Moving on, the method we’re calling is a basic one that just draws a rectangle with a given solid color. It takes a Rect as its first parameter and the Color as the second.

A value of 0 in the X position is the left edge of the screen, while a value of “Screen.width” would put it all the way at the right edge of the screen.

Similarly, 0 for the Y axis is the bottom edge, while “Screen.height” is the top.

We simply put our rectangle right in the center of the screen by using half of the screen width and height as its position.

The rectangle is not filled in by default – it’s just a rectangular outline, a 1-pixel-thin border. However, if we make it only 2 pixels wide and 2 pixels tall, it will show as a 2×2 square – four pixels in total, all pressed up against each other. It’s small, but we don’t want it to get in the way of what you’re trying to point at anyway, so it will do.

Once this code is in, you’ll be able to see where that ray is coming out of your screen.
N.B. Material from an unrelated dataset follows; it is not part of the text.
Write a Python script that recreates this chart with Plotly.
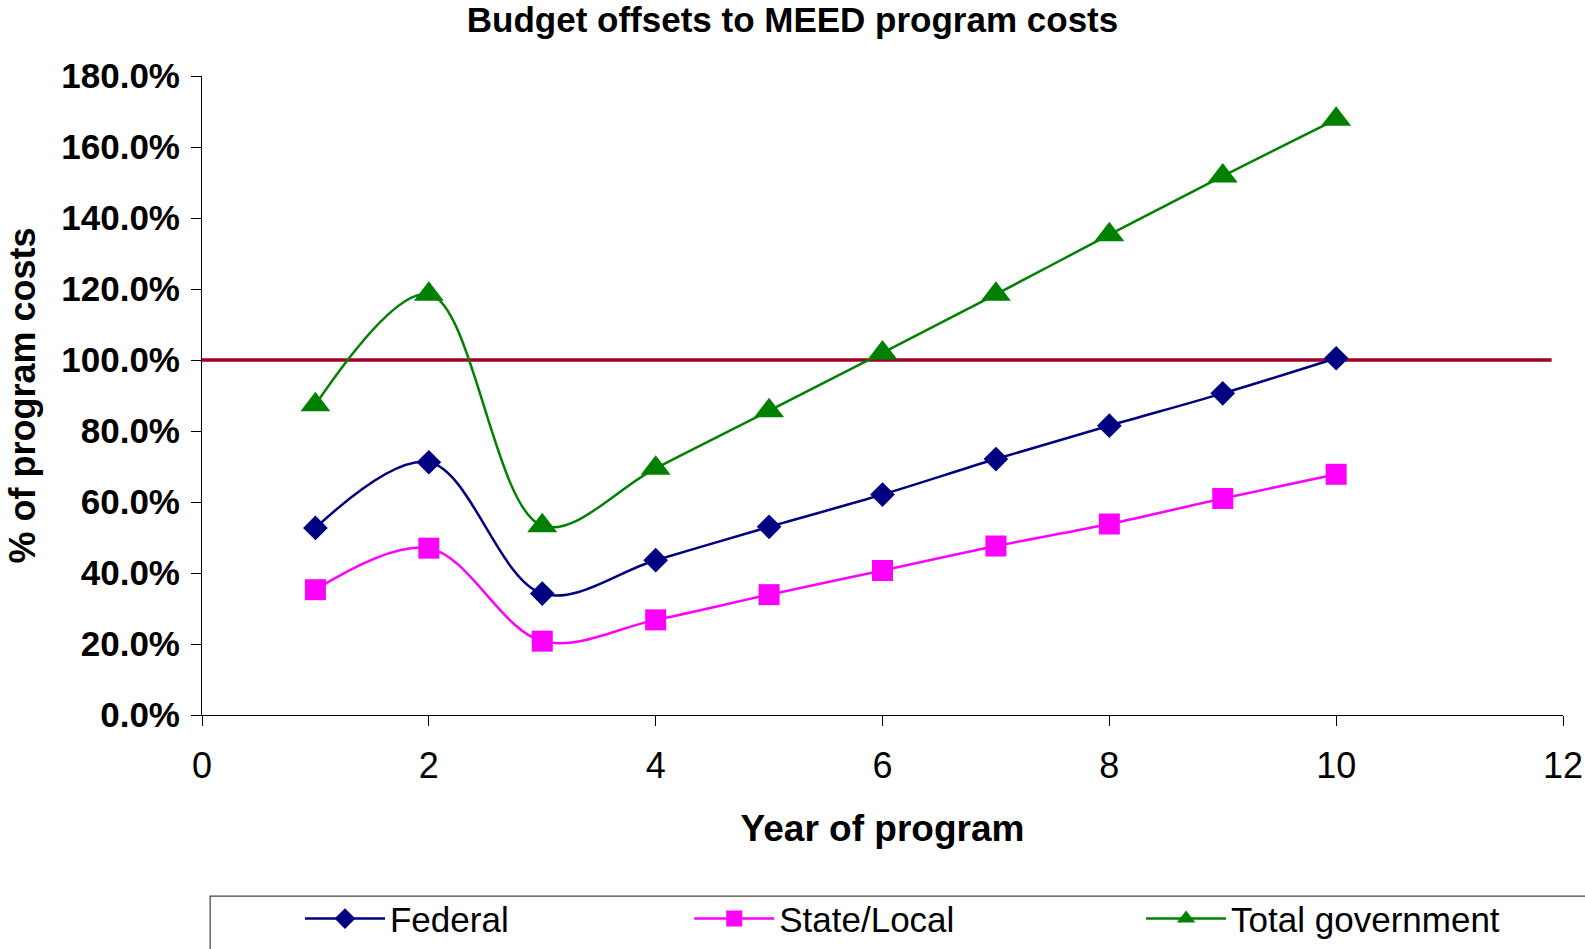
import plotly.graph_objects as go

# year of program and the three offset series (percent of program costs)
years = [1, 2, 3, 4, 5, 6, 7, 8, 9, 10]
federal = [52.7, 71.2, 34.2, 43.6, 53.0, 62.1, 72.1, 81.5, 90.6, 100.5]
state_local = [35.3, 47.0, 20.8, 26.8, 33.9, 40.7, 47.6, 53.8, 61.0, 67.8]
total_gov = [87.4, 118.5, 53.3, 69.5, 85.7, 102.0, 118.5, 135.3, 151.8, 167.8]

# break-even reference line
breakeven_x = [0, 11.9]
breakeven_y = [100, 100]

y_ticks = [0, 20, 40, 60, 80, 100, 120, 140, 160, 180]
y_labels = [f"{v:.1f}%" for v in y_ticks]
x_ticks = [0, 2, 4, 6, 8, 10, 12]

FONT = "Liberation Sans, Arial, sans-serif"

fig = go.Figure()

fig.add_trace(go.Scatter(
    x=breakeven_x, y=breakeven_y, mode="lines",
    line=dict(color="#A00028", width=3.5),
    showlegend=False, hoverinfo="skip"))

# Federal
fig.add_trace(go.Scatter(
    x=years, y=federal, name="Federal", mode="lines+markers",
    line=dict(color="#000080", width=2.5, shape="spline", smoothing=1),
    marker=dict(symbol="diamond", size=19, color="#000080"),
    legend="legend"))
# State/Local
fig.add_trace(go.Scatter(
    x=years, y=state_local, name="State/Local", mode="lines+markers",
    line=dict(color="#FF00FF", width=2.5, shape="spline", smoothing=1),
    marker=dict(symbol="square", size=21, color="#FF00FF"),
    legend="legend2"))
# Total government
fig.add_trace(go.Scatter(
    x=years, y=total_gov, name="Total government", mode="lines+markers",
    line=dict(color="#008000", width=2.5, shape="spline", smoothing=1),
    marker=dict(symbol="triangle-up", size=26, color="#008000"),
    legend="legend3"))

legend_common = dict(
    orientation="h", yanchor="middle", y=-0.319, xanchor="left",
    bgcolor="rgba(0,0,0,0)", borderwidth=0, itemwidth=80,
    font=dict(family=FONT, size=35, color="#000000"))

fig.update_layout(
    width=1585, height=949,
    paper_bgcolor="white", plot_bgcolor="white",
    margin=dict(l=202, r=22, t=76, b=234, autoexpand=False),
    title=dict(text="<b>Budget offsets to MEED program costs</b>",
               x=0.5, xref="container", xanchor="center",
               y=0.979, yref="container", yanchor="middle",
               font=dict(family=FONT, size=35, color="#000000")),
    legend=dict(x=0.072, **legend_common),
    legend2=dict(x=0.358, **legend_common),
    legend3=dict(x=0.690, **legend_common),
    shapes=[dict(type="rect", xref="paper", yref="paper",
                 x0=0.006, x1=1.1, y0=-0.5, y1=-0.2833,
                 line=dict(color="#444444", width=1.2),
                 fillcolor="rgba(0,0,0,0)")],
)

fig.update_xaxes(
    title=dict(text="<b>Year of program</b>", standoff=29,
               font=dict(family=FONT, size=37, color="#000000")),
    range=[0, 12], tickvals=x_ticks, ticks="outside", ticklen=10,
    tickcolor="#000000", showline=True, linecolor="#000000", linewidth=1,
    showgrid=False, zeroline=False, ticklabelstandoff=9,
    tickfont=dict(family=FONT, size=36, color="#000000"))

fig.update_yaxes(
    title=dict(text="<b>% of program costs</b>", standoff=14,
               font=dict(family=FONT, size=36, color="#000000")),
    range=[0, 180], tickvals=y_ticks, ticktext=y_labels,
    ticks="outside", ticklen=10, tickcolor="#000000",
    showline=True, linecolor="#000000", linewidth=1,
    showgrid=False, zeroline=False, ticklabelstandoff=4,
    tickfont=dict(family=FONT, size=35, color="#000000", weight="bold"))

# drop the browser's default body margin so the figure sits at the page corner
fig.write_html("out.html", config={"displayModeBar": False},
               post_script="document.body.style.margin='0px';")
To test out the Telekinesis features, try creating three cubes on the ground near the player. Give each one a Rigidbody and give each one a higher mass than the last one. You can make the scale match the mass too, if you want – make the second cube have a scale of (2, 2, 2) and a mass of 2, for example. Then, point at them with the center of your camera and try to pull (left-click) and push (right-click). You’ll see how the Rigidbody takes over the physics, causing the object to turn and bounce as it moves.

Summary

This chapter taught us how to apply external forces to Rigidbodies using the AddForce method, as well as the four different options for applying force that Unity provides to us. We also learned that Unity’s physics simulations occur at a fixed timestep, not “once per frame,” and any code that interacts with the physics system constantly should occur in a FixedUpdate event, not Update.